Published 18:10 on March 17, 2016  /  Last updated at 18:10 on March 17, 2016  /  EMEA, EU ETS  /  No Comments

European carbon jumped by as much as 2% in the final 90 minutes of Thursday’s trading, clawing back lost ground following the weakest auction results recorded in several weeks.

European carbon jumped by as much as 2% in the final 90 minutes of Thursday’s trading, clawing back lost ground following the weakest auction results recorded in several weeks.

The front-year EUA futures on ICE settled up 4 cents at €5.01, having climbed to an intraday high of €5.02 just before that and dipping to as low as €4.89 following this morning’s government allowance sale.

Trading was on the quiet side, with 8.9 million units changing hands as standard volume on the ICE Dec-16s.

At one point in the afternoon, no trades on the benchmark futures went through over the space of 30 minutes.

An additional 5.8 million units were also transacted as block trades on the Dec-16s, with a further 7.2 million done as blocks between the Dec-18s and 19s.

Earlier in the day, a group of 25 EU member states sold 3.425 million spot EUAs for €4.92 each, in an auction that cleared some 5 cents below the secondary market – the largest discount posted since Feb. 23.

The EEX-hosted sale attracted 20 participants who collectively entered bids worth a total 5.98 million units.  That was also the lowest seen since late February.

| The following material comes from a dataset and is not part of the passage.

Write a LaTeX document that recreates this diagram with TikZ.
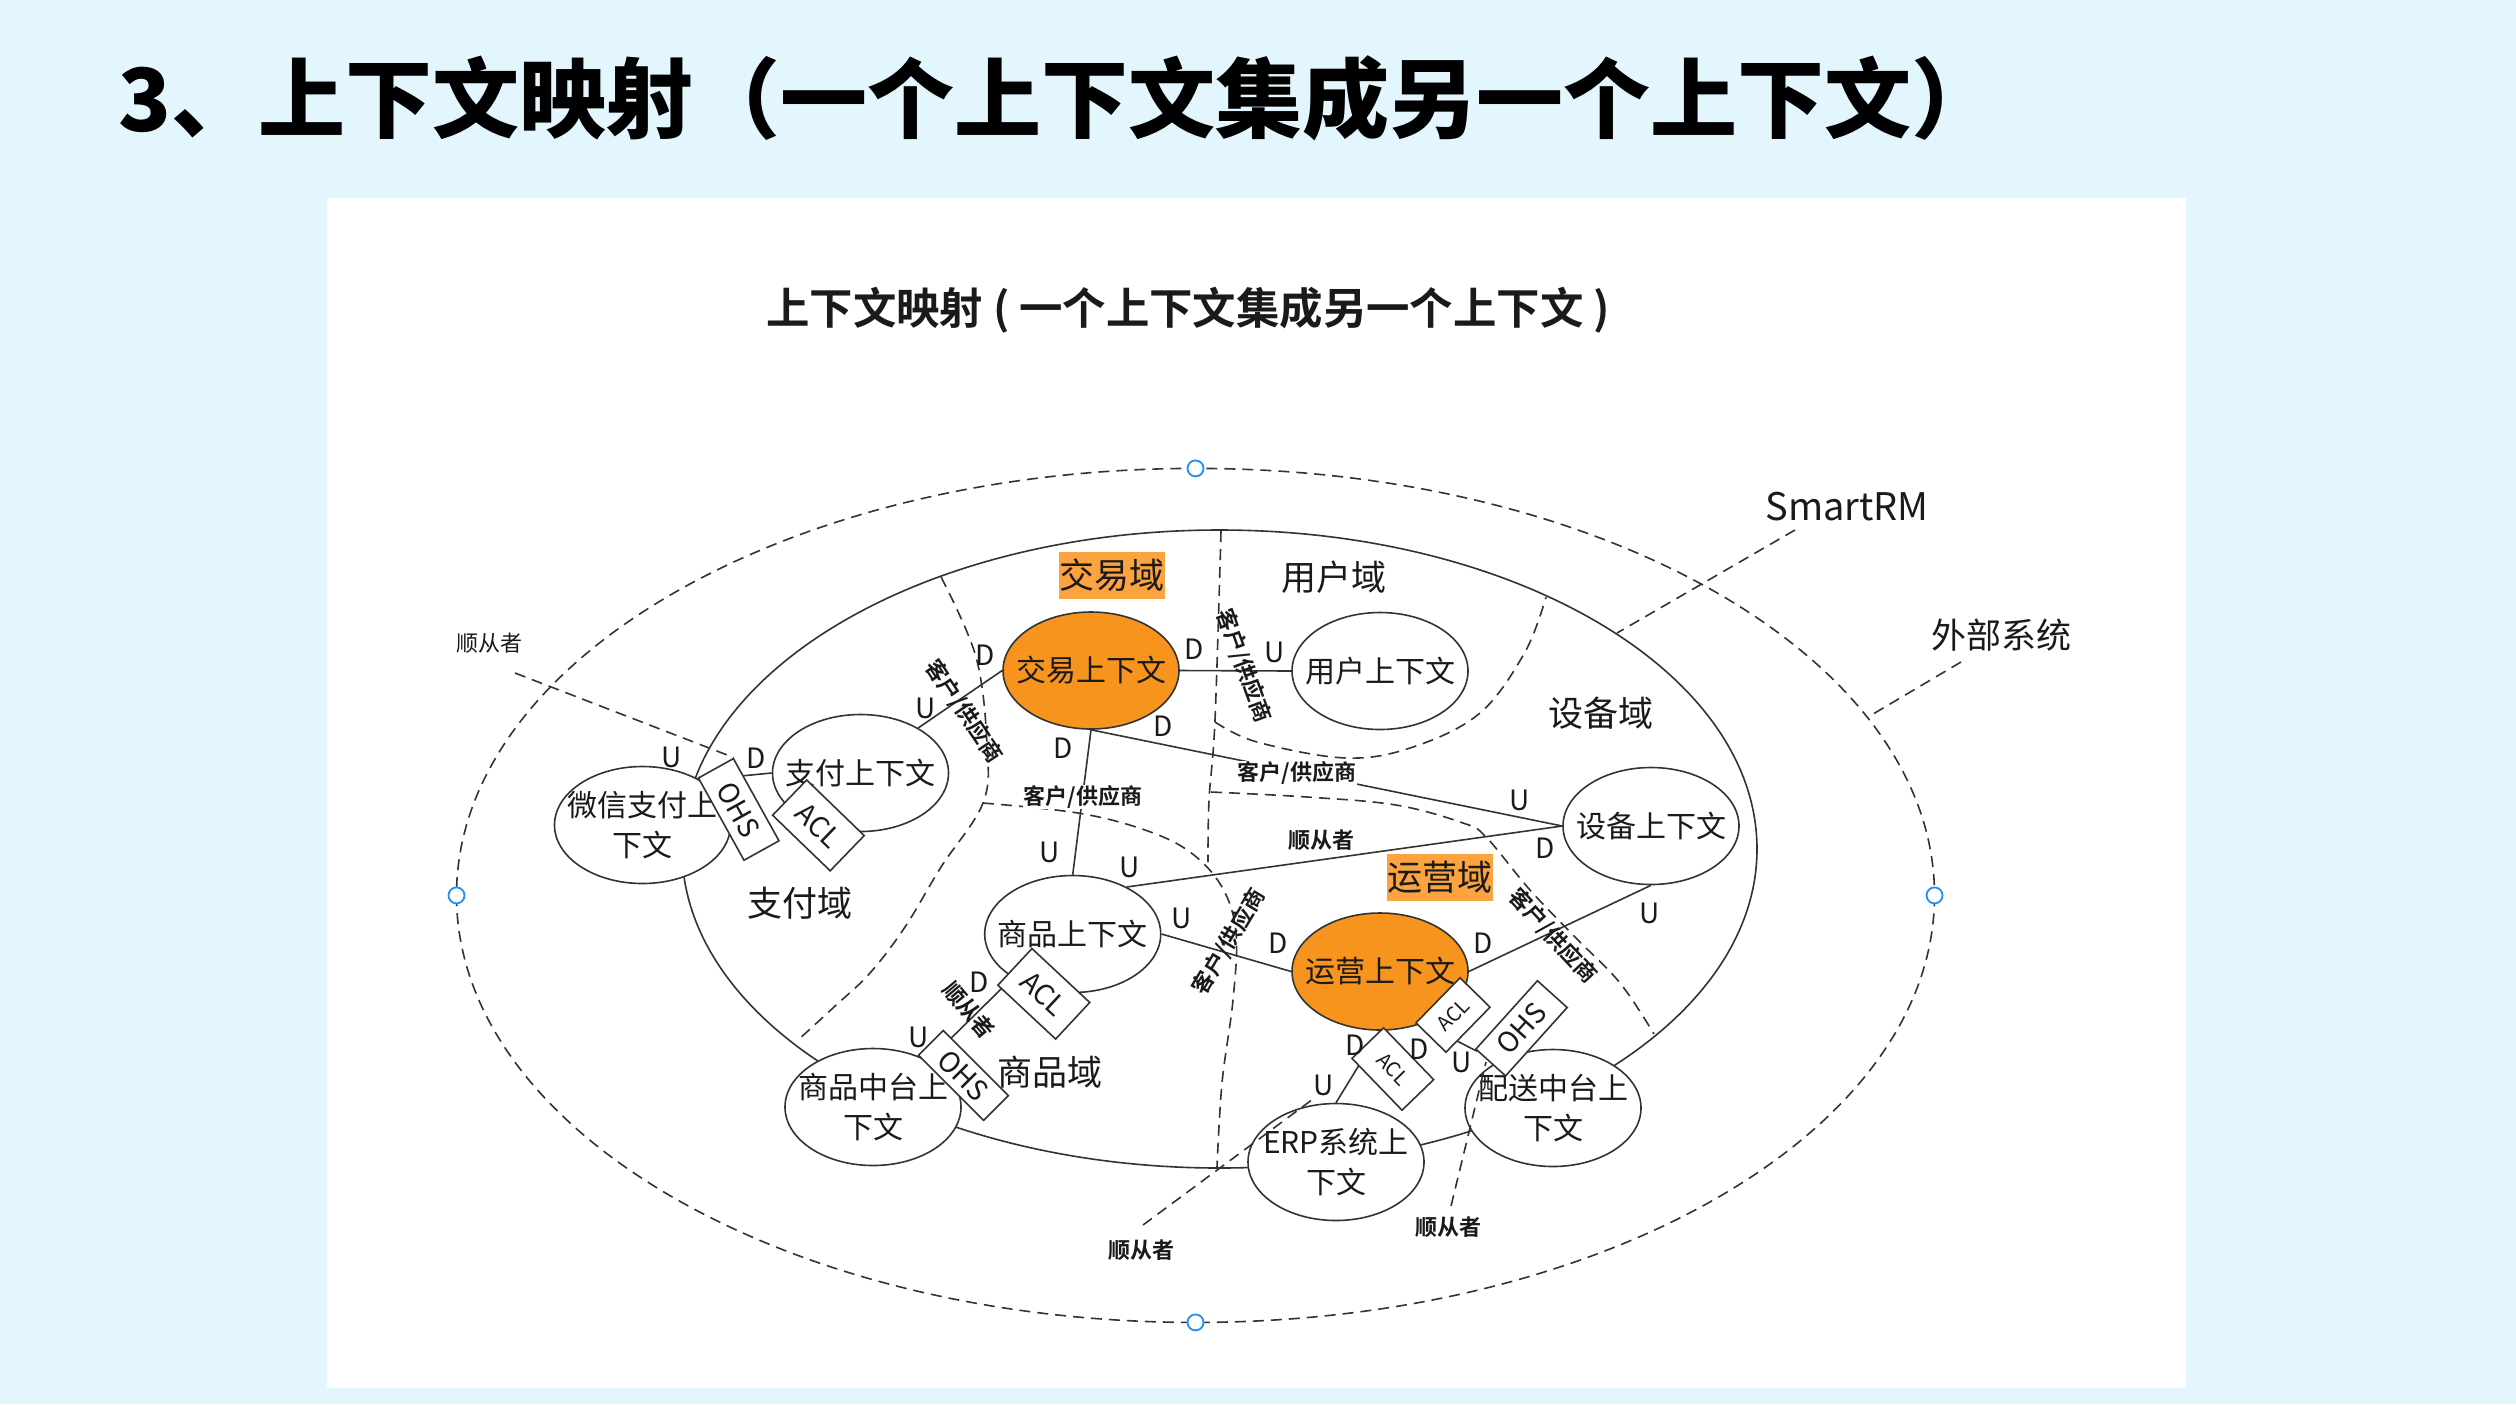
\documentclass[tikz,border=0pt]{standalone}
\usepackage{fontspec}
\setmainfont{Noto Sans CJK SC}[BoldFont={Noto Sans CJK SC Bold}]
\newfontfamily\headingfont{Noto Sans CJK SC Black}
\usetikzlibrary{calc,shapes.geometric}
\definecolor{bgblue}{RGB}{227,245,253}
\definecolor{nodeorange}{RGB}{247,148,30}
\definecolor{hlorange}{RGB}{250,163,64}
\definecolor{linegray}{RGB}{51,51,51}
\definecolor{textblack}{RGB}{26,26,26}
\definecolor{handleblue}{RGB}{30,144,255}

\begin{document}
\begin{tikzpicture}[x=0.5pt,y=-0.5pt,
  conn/.style={draw=linegray, line width=0.8pt},
  dline/.style={draw=linegray, line width=0.8pt, dash pattern=on 5.5pt off 3.5pt},
  ctx/.style={ellipse, draw=linegray, line width=0.8pt, fill=white, minimum width=88pt, minimum height=58.5pt, inner sep=0pt},
  ctxtext/.style={font=\fontsize{15}{20}\selectfont, text=textblack, align=center, inner sep=0pt},
  ud/.style={font=\fontsize{14}{14}\selectfont, text=textblack, inner sep=0pt},
  rel/.style={font=\bfseries\fontsize{11}{12}\selectfont, text=textblack, inner sep=0pt},
  dom/.style={font=\fontsize{17.5}{18}\selectfont, text=textblack, inner sep=0pt},
  domhl/.style={dom, fill=hlorange, minimum width=53pt, minimum height=23.5pt},
  relbox/.style={draw=linegray, line width=0.8pt, fill=white, inner sep=0pt, text=textblack, font=\fontsize{14}{14}\selectfont},
  relboxsm/.style={relbox, font=\fontsize{10}{10}\selectfont},
  handle/.style={draw=handleblue, line width=0.9pt, fill=white},
]
\useasboundingbox (0,0) rectangle (2516,1404);
\fill[bgblue] (0,0) rectangle (2516,1404);
\fill[white] (327,198) rectangle (2186,1388);

% headings
\node[anchor=west, font=\headingfont\fontsize{43.5}{44}\selectfont, text=black, inner sep=0pt] (title) at (118,98) {3、上下文映射（一个上下文集成另一个上下文）};
\node[font=\bfseries\fontsize{21.7}{22}\selectfont, text=textblack, inner sep=0pt] (subtitle) at (1188,310) {上下文映射 ( 一个上下文集成另一个上下文 )};

% external system boundary and SmartRM boundary
\draw[dline] (1195.5,895.4) ellipse [x radius=739, y radius=427];
\draw[conn] (1219.5,849) ellipse [x radius=537.5, y radius=319];
\foreach \hx/\hy in {1195.5/468.4, 1195.5/1322.4, 456.5/895.4, 1934.5/895.4}
  \draw[handle] (\hx,\hy) circle [radius=8];

% domain boundaries
\draw[dline] plot[smooth, tension=0.6] coordinates {(941,577) (976,657) (987,745) (983,803) (941,867) (905,927) (870,973) (834,1007) (798,1040)};
\draw[dline] plot[smooth, tension=0.6] coordinates {(983,803) (1078,813) (1145,830) (1190,852) (1222,887) (1236,933) (1233,1000) (1222,1083) (1217,1167)};
\draw[dline] plot[smooth, tension=0.6] coordinates {(1221,531) (1215,720) (1209,800) (1208,862)};
\draw[dline] plot[smooth, tension=0.6] coordinates {(1211,792) (1307,797) (1396,805) (1463,823) (1486,837) (1530,890) (1575,937) (1620,983) (1654,1034)};
\draw[dline] plot[smooth, tension=0.6] coordinates {(1215,722) (1257,742) (1346,758) (1413,747) (1480,713) (1525,652) (1546,597)};

% domain names
\node[domhl] (dJY) at (1112,575) {交易域};
\node[dom] (dYH) at (1334,577) {用户域};
\node[dom] (dSB) at (1601,713) {设备域};
\node[domhl] (dYY) at (1439.5,877) {运营域};
\node[dom] (dZF) at (800,903) {支付域};
\node[dom] (dSP) at (1050,1072) {商品域};

% bounded contexts
\node[ctx, fill=nodeorange] (jy) at (1091,670.5) {};
\node[ctx] (yh) at (1380,671) {};
\node[ctx] (zf) at (860.5,773) {};
\node[ctx] (wx) at (642.5,825) {};
\node[ctx] (sb) at (1651,826) {};
\node[ctx] (sp) at (1072.7,934) {};
\node[ctx, fill=nodeorange] (yy) at (1380,971.5) {};
\node[ctx] (spzt) at (873,1107) {};
\node[ctx] (erp) at (1336,1162) {};
\node[ctx] (ps) at (1553,1108) {};

\node[ctxtext] (jyt) at (jy) {交易上下文};
\node[ctxtext] (yht) at (yh) {用户上下文};
\node[ctxtext] (zft) at (zf) {支付上下文};
\node[ctxtext] (wxt) at (wx) {微信支付上\\下文};
\node[ctxtext] (sbt) at (sb) {设备上下文};
\node[ctxtext] (spt) at (sp) {商品上下文};
\node[ctxtext] (yyt) at (yy) {运营上下文};
\node[ctxtext] (spztt) at (spzt) {商品中台上\\下文};
\node[ctxtext] (erpt) at (erp) {ERP系统上\\下文};
\node[ctxtext] (pst) at (ps) {配送中台上\\下文};

% relationships
\draw[conn] (jy.east) -- (yh.west);
\draw[conn] (jy.west) -- (zf.38);
\draw[conn] (jy.south) -- (sb.west);
\draw[conn] (jy.south) -- (sp.north);
\draw[conn] (sp.41) -- (sb.west);
\draw[conn] (sp.east) -- (yy.west);
\draw[conn] (yy.east) -- (sb.south);
\draw[conn] (yy.south) -- (erp.north);
\draw[conn] (wx.38) -- (zf.west);
\draw[conn] (sp.216) -- (spzt.40);

% anticorruption layers and open host services
\node[relbox, minimum width=47pt, minimum height=20pt, rotate=-61] (ohs1) at (738.7,809.4) {OHS};
\node[relbox, minimum width=40pt, minimum height=24.5pt, rotate=-44] (acl1) at (818.4,825.4) {ACL};
\node[relbox, minimum width=39.5pt, minimum height=25pt, rotate=-43] (acl2) at (1043.8,993.8) {ACL};
\node[relbox, minimum width=46pt, minimum height=17.5pt, rotate=-45] (ohs2) at (963.4,1075.4) {OHS};
\node[relboxsm, minimum width=36pt, minimum height=22pt, rotate=-46] (acl4) at (1392.8,1069) {ACL};
\node[relboxsm, minimum width=31.5pt, minimum height=21pt, rotate=45.6] (acl3) at (1453,1015) {ACL};
\node[relbox, minimum width=46pt, minimum height=20pt, rotate=48] (ohs3) at (1521.5,1028.3) {OHS};
\draw[conn] ($(acl3.south)!0.48!(acl3.south west)$) -- ($(ohs3.north west)!0.15!(ohs3.west)$);

% relationship names
\node[rel, rotate=-56] (r1) at (964,711) {客户/供应商};
\node[rel, rotate=-70] (r2) at (1244,666) {客户/供应商};
\node[rel, fill=white, inner sep=0.5pt] (r3) at (1297,773) {客户/供应商};
\node[rel, fill=white, inner sep=0.5pt] (r4) at (1083,797) {客户/供应商};
\node[rel] (r5) at (1321,840) {顺从者};
\node[rel, rotate=59] (r6) at (1229,942) {客户/供应商};
\node[rel, rotate=-47] (r7) at (1553,936) {客户/供应商};
\node[rel, rotate=-50] (r8) at (969,1010) {顺从者};

% upstream / downstream marks
\node[ud] (u1) at (671.5,757) {U};
\node[ud] (d1) at (755.7,758) {D};
\node[ud] (d2) at (985.3,655) {D};
\node[ud] (u2) at (925.3,708) {U};
\node[ud] (d3) at (1194.6,649) {D};
\node[ud] (u3) at (1275,652) {U};
\node[ud] (d4) at (1163.4,726) {D};
\node[ud] (d5) at (1063,748) {D};
\node[ud] (u4) at (1049.6,852) {U};
\node[ud] (u5) at (1130,867) {U};
\node[ud] (u6) at (1519.6,800) {U};
\node[ud] (d6) at (1545,848) {D};
\node[ud] (u7) at (1182,918) {U};
\node[ud] (d7) at (1278,943) {D};
\node[ud] (d8) at (1483.5,943) {D};
\node[ud] (u8) at (1649.6,913) {U};
\node[ud] (d9) at (979,982) {D};
\node[ud] (u9) at (918.8,1037) {U};
\node[ud] (d10) at (1355,1045) {D};
\node[ud] (u10) at (1324,1085) {U};
\node[ud] (d11) at (1419,1049) {D};
\node[ud] (u11) at (1462,1062) {U};

% outer labels and their leaders
\node[dom, font=\fontsize{19}{19}\selectfont] (smartrm) at (1847,507) {SmartRM};
\node[dom] (waibu) at (2001,635) {外部系统};
\coordinate (smA) at (1795,530);
\coordinate (smB) at (1617,633);
\draw[dline] (smA) -- (smB);
\coordinate (wbA) at (1961,662);
\coordinate (wbB) at (1868,717);
\draw[dline] (wbA) -- (wbB);

\node[font=\fontsize{11}{11}\selectfont, text=textblack, inner sep=0pt] (sc1) at (489,643) {顺从者};
\coordinate (sc1a) at (515,673);
\draw[dline] (sc1a) -- (ohs1.north west);

\node[rel] (sc2) at (1141,1250) {顺从者};
\coordinate (sc2a) at (1143,1225);
\coordinate (sc2b) at (1313,1099);
\draw[dline] (sc2a) -- (sc2b);

\node[rel] (sc3) at (1448,1227) {顺从者};
\coordinate (sc3a) at (1451,1206);
\coordinate (sc3b) at (1486,1062);
\draw[dline] (sc3a) -- (sc3b);
\end{tikzpicture}
\end{document}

Carbon also ignored gains made in the wider energy complex.

Front-month Brent crude was up by 95 cents to $41.28/barrel, while European cal-17 coal futures on ICE added $1.45 to $41.80/tonne and German calendar-year baseload power inched higher on EEX.

The euro surged against the US dollar on the back of reduced expectations regarding multiple interest rate hikes by the American Federal Reserve, but it wasn’t enough to stem dearer coal’s effect on the German clean dark spreads in check.

Meanwhile, EU member states have handed out a further 17.6 million free carbon allowances to industry over the past fortnight, with Italy, Spain and Finland as the only governments to have not yet started the annual process, updated data published late Thursday by the European Commission showed.